ABOLIRE LE PROVINCE E CAMBIARE IL NIENTE


Si aboliranno le Province, ormai sembra ufficiale. Anche se all’italiana. Con accorpamenti. Al loro posto, unioni di Comuni e Città metropolitane. Queste ultime comprendono una grande città e i comuni legati fra loro per questioni economiche, sociali, di servizio, e territoriali. Un pastrocchio!

Ma se l’idea potrebbe sembrare comunque buona bisogna sapere che con l’abolizione delle Province si risparmieranno solo 500 milioni euro, pari al 3,90% del totale della spesa pubblica. Ciò significa che il 96,1% della spesa complessiva rimarrà a carico dei cittadini italiani.
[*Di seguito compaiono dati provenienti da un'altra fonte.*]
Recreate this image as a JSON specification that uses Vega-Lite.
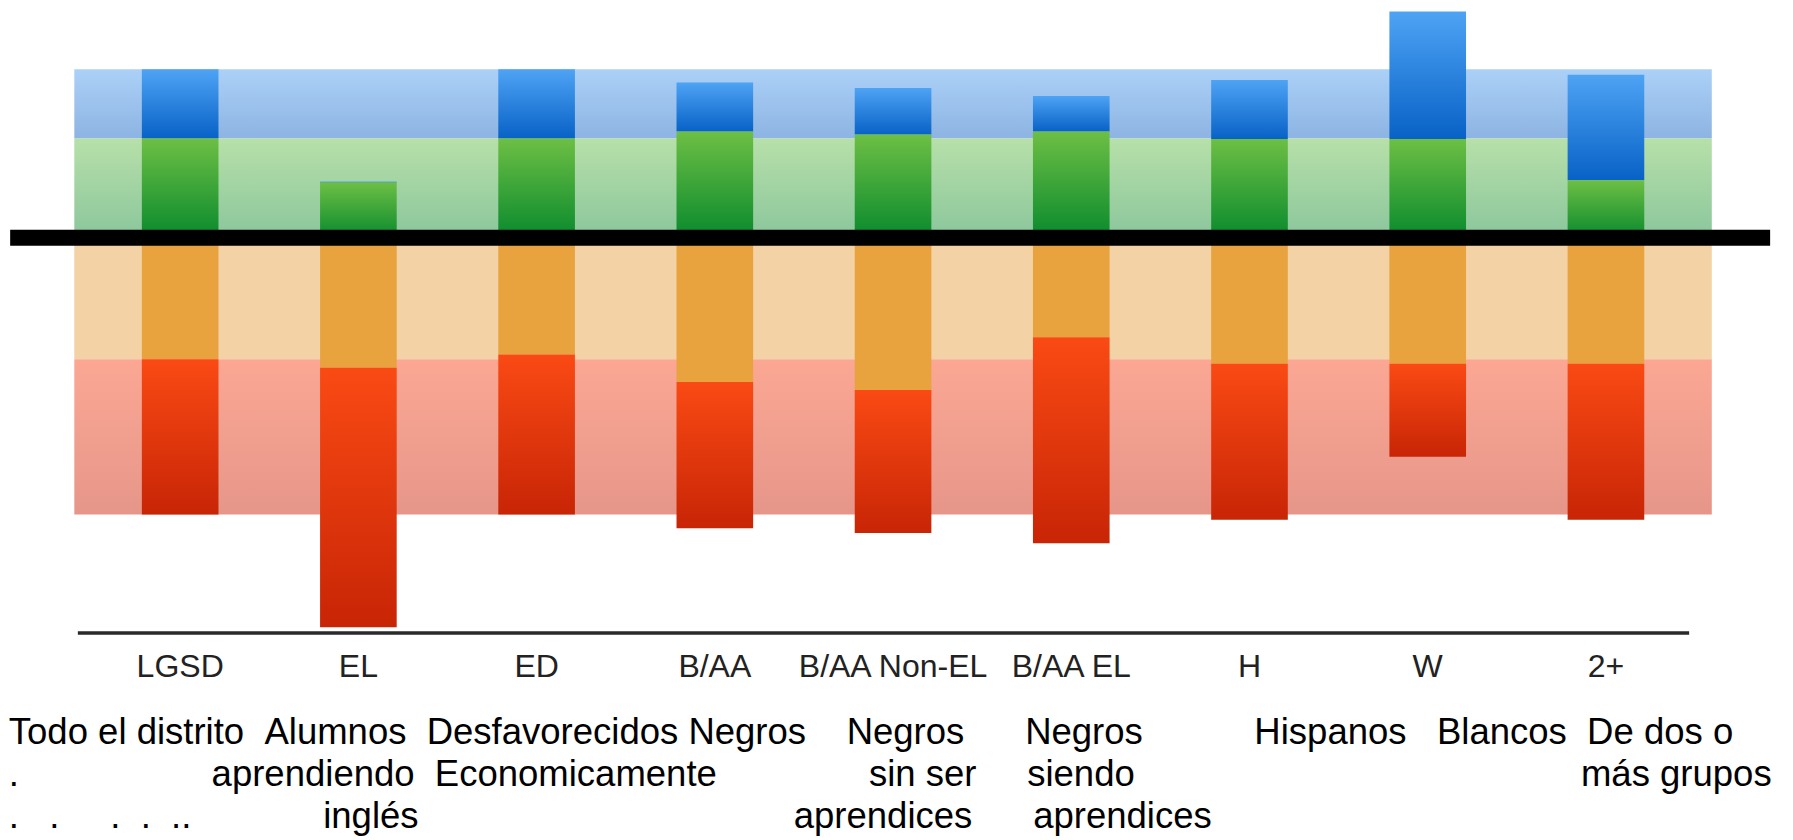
{
  "$schema": "https://vega.github.io/schema/vega-lite/v6.json",
  "width": 1637.5,
  "height": 633,
  "autosize": {"type": "none"},
  "padding": {"left": 74.3, "top": 0, "right": 81.2, "bottom": 207},
  "background": "white",
  "config": {"view": {"stroke": null}},
  "data": {
    "values": [
      {"group": "LGSD", "level": "3", "rank": 1, "value": 22.3},
      {"group": "LGSD", "level": "4", "rank": 2, "value": 15.6},
      {"group": "LGSD", "level": "2", "rank": 3, "value": -27.4},
      {"group": "LGSD", "level": "1", "rank": 4, "value": -34.9},
      {"group": "EL", "level": "3", "rank": 1, "value": 12.4},
      {"group": "EL", "level": "4", "rank": 2, "value": 0.25},
      {"group": "EL", "level": "2", "rank": 3, "value": -29.3},
      {"group": "EL", "level": "1", "rank": 4, "value": -58.4},
      {"group": "ED", "level": "3", "rank": 1, "value": 22.3},
      {"group": "ED", "level": "4", "rank": 2, "value": 15.6},
      {"group": "ED", "level": "2", "rank": 3, "value": -26.3},
      {"group": "ED", "level": "1", "rank": 4, "value": -36.0},
      {"group": "B/AA", "level": "3", "rank": 1, "value": 23.9},
      {"group": "B/AA", "level": "4", "rank": 2, "value": 11.0},
      {"group": "B/AA", "level": "2", "rank": 3, "value": -32.5},
      {"group": "B/AA", "level": "1", "rank": 4, "value": -32.9},
      {"group": "B/AA Non-EL", "level": "3", "rank": 1, "value": 23.2},
      {"group": "B/AA Non-EL", "level": "4", "rank": 2, "value": 10.5},
      {"group": "B/AA Non-EL", "level": "2", "rank": 3, "value": -34.3},
      {"group": "B/AA Non-EL", "level": "1", "rank": 4, "value": -32.2},
      {"group": "B/AA EL", "level": "3", "rank": 1, "value": 23.9},
      {"group": "B/AA EL", "level": "4", "rank": 2, "value": 8.0},
      {"group": "B/AA EL", "level": "2", "rank": 3, "value": -22.4},
      {"group": "B/AA EL", "level": "1", "rank": 4, "value": -46.4},
      {"group": "H", "level": "3", "rank": 1, "value": 22.2},
      {"group": "H", "level": "4", "rank": 2, "value": 13.3},
      {"group": "H", "level": "2", "rank": 3, "value": -28.4},
      {"group": "H", "level": "1", "rank": 4, "value": -35.1},
      {"group": "W", "level": "3", "rank": 1, "value": 22.2},
      {"group": "W", "level": "4", "rank": 2, "value": 28.7},
      {"group": "W", "level": "2", "rank": 3, "value": -28.4},
      {"group": "W", "level": "1", "rank": 4, "value": -20.9},
      {"group": "2+", "level": "3", "rank": 1, "value": 12.9},
      {"group": "2+", "level": "4", "rank": 2, "value": 23.8},
      {"group": "2+", "level": "2", "rank": 3, "value": -28.4},
      {"group": "2+", "level": "1", "rank": 4, "value": -35.1}
    ]
  },
  "transform": [
    {"stack": "value", "groupby": ["group"], "sort": [{"field": "rank", "order": "ascending"}], "as": ["v0", "v1"]}
  ],
  "layer": [
    {
      "transform": [{"filter": "datum.group === 'LGSD' && datum.level === '4'"}],
      "mark": {"type": "rect", "fill": {"gradient": "linear", "x1": 0, "y1": 0, "x2": 0, "y2": 1, "stops": [{"offset": 0, "color": "#abd1f8"}, {"offset": 1, "color": "#8db4e2"}]}},
      "encoding": {
        "y": {"field": "v0", "type": "quantitative", "scale": {"domain": [-89, 53.5], "nice": false, "zero": false}, "axis": null},
        "y2": {"field": "v1"}
      }
    },
    {
      "transform": [{"filter": "datum.group === 'LGSD' && datum.level === '3'"}],
      "mark": {"type": "rect", "fill": {"gradient": "linear", "x1": 0, "y1": 0, "x2": 0, "y2": 1, "stops": [{"offset": 0, "color": "#b7e0a9"}, {"offset": 1, "color": "#8bc69c"}]}},
      "encoding": {
        "y": {"field": "v0", "type": "quantitative", "scale": {"domain": [-89, 53.5], "nice": false, "zero": false}, "axis": null},
        "y2": {"field": "v1"}
      }
    },
    {
      "transform": [{"filter": "datum.group === 'LGSD' && datum.level === '2'"}],
      "mark": {"type": "rect", "fill": "#f3d2a5"},
      "encoding": {
        "y": {"field": "v0", "type": "quantitative", "scale": {"domain": [-89, 53.5], "nice": false, "zero": false}, "axis": null},
        "y2": {"field": "v1"}
      }
    },
    {
      "transform": [{"filter": "datum.group === 'LGSD' && datum.level === '1'"}],
      "mark": {"type": "rect", "fill": {"gradient": "linear", "x1": 0, "y1": 0, "x2": 0, "y2": 1, "stops": [{"offset": 0, "color": "#fba794"}, {"offset": 1, "color": "#e69689"}]}},
      "encoding": {
        "y": {"field": "v0", "type": "quantitative", "scale": {"domain": [-89, 53.5], "nice": false, "zero": false}, "axis": null},
        "y2": {"field": "v1"}
      }
    },
    {
      "encoding": {
        "x": {
          "field": "group",
          "type": "nominal",
          "sort": null,
          "scale": {"paddingInner": 0.57, "paddingOuter": 0.379},
          "title": [
            "Todo el distrito\u00a0\u00a0Alumnos\u00a0\u00a0Desfavorecidos Negros\u00a0\u00a0\u00a0\u00a0Negros\u00a0\u00a0\u00a0\u00a0\u00a0\u00a0Negros\u00a0\u00a0\u00a0\u00a0\u00a0\u00a0\u00a0\u00a0\u00a0\u00a0\u00a0Hispanos\u00a0\u00a0\u00a0Blancos\u00a0\u00a0De dos o",
            ".\u00a0\u00a0\u00a0\u00a0\u00a0\u00a0\u00a0\u00a0\u00a0\u00a0\u00a0\u00a0\u00a0\u00a0\u00a0\u00a0\u00a0\u00a0\u00a0aprendiendo\u00a0\u00a0Economicamente\u00a0\u00a0\u00a0\u00a0\u00a0\u00a0\u00a0\u00a0\u00a0\u00a0\u00a0\u00a0\u00a0\u00a0\u00a0sin ser\u00a0\u00a0\u00a0\u00a0\u00a0siendo\u00a0\u00a0\u00a0\u00a0\u00a0\u00a0\u00a0\u00a0\u00a0\u00a0\u00a0\u00a0\u00a0\u00a0\u00a0\u00a0\u00a0\u00a0\u00a0\u00a0\u00a0\u00a0\u00a0\u00a0\u00a0\u00a0\u00a0\u00a0\u00a0\u00a0\u00a0\u00a0\u00a0\u00a0\u00a0\u00a0\u00a0\u00a0\u00a0\u00a0\u00a0\u00a0\u00a0\u00a0más grupos",
            ".\u00a0\u00a0\u00a0.\u00a0\u00a0\u00a0\u00a0\u00a0.\u00a0\u00a0.\u00a0\u00a0..\u00a0\u00a0\u00a0\u00a0\u00a0\u00a0\u00a0\u00a0\u00a0\u00a0\u00a0\u00a0\u00a0inglés\u00a0\u00a0\u00a0\u00a0\u00a0\u00a0\u00a0\u00a0\u00a0\u00a0\u00a0\u00a0\u00a0\u00a0\u00a0\u00a0\u00a0\u00a0\u00a0\u00a0\u00a0\u00a0\u00a0\u00a0\u00a0\u00a0\u00a0\u00a0\u00a0\u00a0\u00a0\u00a0\u00a0\u00a0\u00a0\u00a0\u00a0aprendices\u00a0\u00a0\u00a0\u00a0\u00a0\u00a0aprendices"
          ],
          "axis": {
            "labelFont": "Liberation Sans",
            "labelFontSize": 32,
            "labelColor": "#222222",
            "labelPadding": 43,
            "labelBaseline": "alphabetic",
            "labelAngle": 0,
            "labelOverlap": false,
            "labelLimit": 400,
            "ticks": false,
            "tickSize": 0,
            "domain": false,
            "grid": false,
            "titleFont": "Liberation Sans",
            "titleFontSize": 36.5,
            "titleFontWeight": "normal",
            "titleColor": "#000000",
            "titleAlign": "left",
            "titleAnchor": "start",
            "titleX": -66,
            "titleY": 110,
            "titleBaseline": "alphabetic",
            "titleLineHeight": 42,
            "titleLimit": 3000
          }
        },
        "y": {"field": "v0", "type": "quantitative", "scale": {"domain": [-89, 53.5], "nice": false, "zero": false}, "axis": null},
        "y2": {"field": "v1"}
      },
      "layer": [
        {
          "transform": [{"filter": "datum.level === '4'"}],
          "mark": {"type": "bar", "fill": {"gradient": "linear", "x1": 0, "y1": 0, "x2": 0, "y2": 1, "stops": [{"offset": 0, "color": "#4ea3f4"}, {"offset": 1, "color": "#0862c6"}]}}
        },
        {
          "transform": [{"filter": "datum.level === '3'"}],
          "mark": {"type": "bar", "fill": {"gradient": "linear", "x1": 0, "y1": 0, "x2": 0, "y2": 1, "stops": [{"offset": 0, "color": "#6dbf44"}, {"offset": 1, "color": "#0a8a2d"}]}}
        },
        {
          "transform": [{"filter": "datum.level === '2'"}],
          "mark": {"type": "bar", "fill": "#e8a33e"}
        },
        {
          "transform": [{"filter": "datum.level === '1'"}],
          "mark": {"type": "bar", "fill": {"gradient": "linear", "x1": 0, "y1": 0, "x2": 0, "y2": 1, "stops": [{"offset": 0, "color": "#fa4a14"}, {"offset": 1, "color": "#c82506"}]}}
        }
      ]
    },
    {
      "transform": [{"filter": "datum.group === 'LGSD' && datum.level === '4'"}],
      "mark": {"type": "rule", "color": "#000000", "strokeWidth": 16, "xOffset": -170, "x2Offset": 164.2},
      "encoding": {
        "x": {"datum": "LGSD", "type": "nominal"},
        "x2": {"datum": "2+"},
        "y": {"datum": 0, "type": "quantitative", "scale": {"domain": [-89, 53.5], "nice": false, "zero": false}}
      }
    },
    {
      "transform": [{"filter": "datum.group === 'LGSD' && datum.level === '4'"}],
      "mark": {"type": "rule", "color": "#2a2a2a", "strokeWidth": 3.5, "xOffset": -102.3, "x2Offset": 83.2},
      "encoding": {
        "x": {"datum": "LGSD", "type": "nominal"},
        "x2": {"datum": "2+"},
        "y": {"datum": -89, "type": "quantitative", "scale": {"domain": [-89, 53.5], "nice": false, "zero": false}}
      }
    }
  ]
}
I calcoli sono stati realizzati dalla CGIA di Mestre. I costi della politica negli enti intermedi rappresentano in realtà solo la minima parte: le funzioni, oggi in capo alle Province, e soprattutto i relativi costi di gestione e di personale, andrebbero a gravare sugli altri Enti locali che si accollerebbero le funzioni delle Amministrazioni provinciali. Infatti il grosso dei costi dell’Ente sono i dirigenti e tutto l’apparato di dipendenti che dovrebbe essere riassorbito perché forte di contratti a tempo indeterminato. Facciamo l’esempio della provincia di Bologna. Se il presidente Beatrice Draghetti costa 98.500 euro lordi e gli assessori una media da 60.000 euro lordi in giù i veri soldi spesi riguardano i dirigenti come ad esempio per il direttore generale Giovanni Cherubini che nel 2010 è costato una spesa lorda di 145.388 euro, seguito dal segretario Giovanni Diquattro, 136.407 euro o il capo del settore lavori pubblici Claudio Paltrinieri per un costo di 104.573 euro, più una selva di altri intorno ai 100.000 euro. E via discorrendo. Chi ha grandi responsabilità è giusto che sia ben pagato perché in grado di produrre ricchezza e qualità. Ed io sono per l’idea che se mi fai guadagnare 1 milione di euro ogni anno è giusto che tu abbia anche un reddito di 200000 euro. Ma non è questa la regola. In Italia la realtà dei fatti è che la produttività nel settore pubblico o non esiste o viene valutata dai dirigenti che si modificano lo stipendio in casa. Se l’Italia vuole “crescere”, come dicono in tanti, dovrebbe farlo un pò d’eta e smetterla con i soliti sistemi che nell’era della globalizzazione vengono spazzati via facilmente.